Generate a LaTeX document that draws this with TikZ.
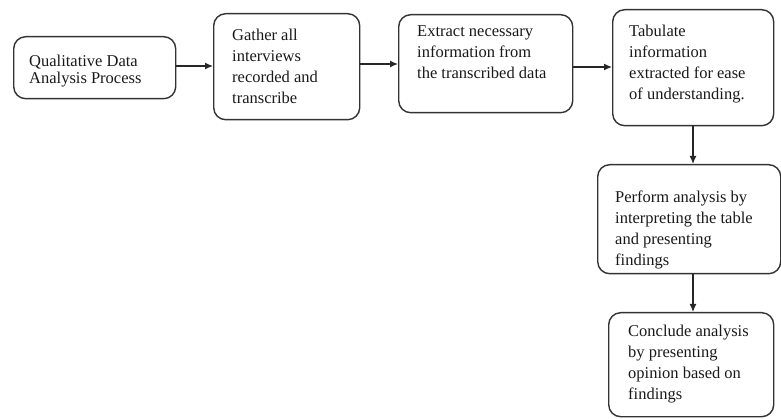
\documentclass[tikz,border=0pt]{standalone}
\usepackage{fontspec}
\setmainfont{Liberation Serif}
\usetikzlibrary{arrows.meta}
\begin{document}
\begin{tikzpicture}[x=1pt,y=-1pt,
  box/.style={draw=black!80, line width=1.4pt, rounded corners=12pt, anchor=north west,
    inner sep=0pt},
  txt/.style={anchor=north west, align=left, inner sep=0pt,
    font=\fontsize{16.5}{21}\selectfont, text=black!90},
  conn/.style={draw=black!85, line width=1.3pt, -{Latex[length=8pt,width=7pt]}}]
\useasboundingbox (0,0) rectangle (781,419);
% boxes
\node[box, minimum width=162pt, minimum height=62pt] (b1) at (13,36) {};
\node[box, minimum width=146pt, minimum height=106pt] (b2) at (213,13) {};
\node[box, minimum width=174pt, minimum height=98pt] (b3) at (398,14) {};
\node[box, minimum width=161pt, minimum height=116pt] (b4) at (612,9) {};
\node[box, minimum width=183pt, minimum height=109pt] (b5) at (597,164) {};
\node[box, minimum width=165pt, minimum height=104pt] (b6) at (608,312) {};
% texts
\node[txt, font=\fontsize{16.5}{17}\selectfont] (t1) at (29,54.5) {Qualitative Data\\Analysis Process};
\node[txt] (t2) at (232,28.5) {Gather all\\interviews\\recorded and\\transcribe};
\node[txt] (t3) at (417,25.5) {Extract necessary\\information from\\the transcribed data};
\node[txt] (t4) at (629,24.5) {Tabulate\\information\\extracted for ease\\of understanding.};
\node[txt] (t5) at (615,190.5) {Perform analysis by\\interpreting the table\\and presenting\\findings};
\node[txt] (t6) at (628,325) {Conclude analysis\\by presenting\\opinion based on\\findings};
% connectors
\draw[conn] (b1.east |- 0,66) -- (b2.west |- 0,66);
\draw[conn] (b2.east |- 0,64) -- (b3.west |- 0,64);
\draw[conn] (b3.east |- 0,67) -- (b4.west |- 0,67);
\draw[conn] (b4.south -| 693,0) -- (b5.north -| 693,0);
\draw[conn] (b5.south -| 693,0) -- (b6.north -| 693,0);
\end{tikzpicture}
\end{document}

→ **What is needed**:
Leave every image out, and retype the material exactly.

→ **Correct answer**:
Generate a LaTeX document that draws this with TikZ.
\documentclass[tikz,border=0pt]{standalone}
\usepackage{fontspec}
\setmainfont{Liberation Serif}
\usetikzlibrary{arrows.meta}
\begin{document}
\begin{tikzpicture}[x=1pt,y=-1pt,
  box/.style={draw=black!80, line width=1.4pt, rounded corners=12pt, anchor=north west,
    inner sep=0pt},
  txt/.style={anchor=north west, align=left, inner sep=0pt,
    font=\fontsize{16.5}{21}\selectfont, text=black!90},
  conn/.style={draw=black!85, line width=1.3pt, -{Latex[length=8pt,width=7pt]}}]
\useasboundingbox (0,0) rectangle (781,419);
% boxes
\node[box, minimum width=162pt, minimum height=62pt] (b1) at (13,36) {};
\node[box, minimum width=146pt, minimum height=106pt] (b2) at (213,13) {};
\node[box, minimum width=174pt, minimum height=98pt] (b3) at (398,14) {};
\node[box, minimum width=161pt, minimum height=116pt] (b4) at (612,9) {};
\node[box, minimum width=183pt, minimum height=109pt] (b5) at (597,164) {};
\node[box, minimum width=165pt, minimum height=104pt] (b6) at (608,312) {};
% texts
\node[txt, font=\fontsize{16.5}{17}\selectfont] (t1) at (29,54.5) {Qualitative Data\\Analysis Process};
\node[txt] (t2) at (232,28.5) {Gather all\\interviews\\recorded and\\transcribe};
\node[txt] (t3) at (417,25.5) {Extract necessary\\information from\\the transcribed data};
\node[txt] (t4) at (629,24.5) {Tabulate\\information\\extracted for ease\\of understanding.};
\node[txt] (t5) at (615,190.5) {Perform analysis by\\interpreting the table\\and presenting\\findings};
\node[txt] (t6) at (628,325) {Conclude analysis\\by presenting\\opinion based on\\findings};
% connectors
\draw[conn] (b1.east |- 0,66) -- (b2.west |- 0,66);
\draw[conn] (b2.east |- 0,64) -- (b3.west |- 0,64);
\draw[conn] (b3.east |- 0,67) -- (b4.west |- 0,67);
\draw[conn] (b4.south -| 693,0) -- (b5.north -| 693,0);
\draw[conn] (b5.south -| 693,0) -- (b6.north -| 693,0);
\end{tikzpicture}
\end{document}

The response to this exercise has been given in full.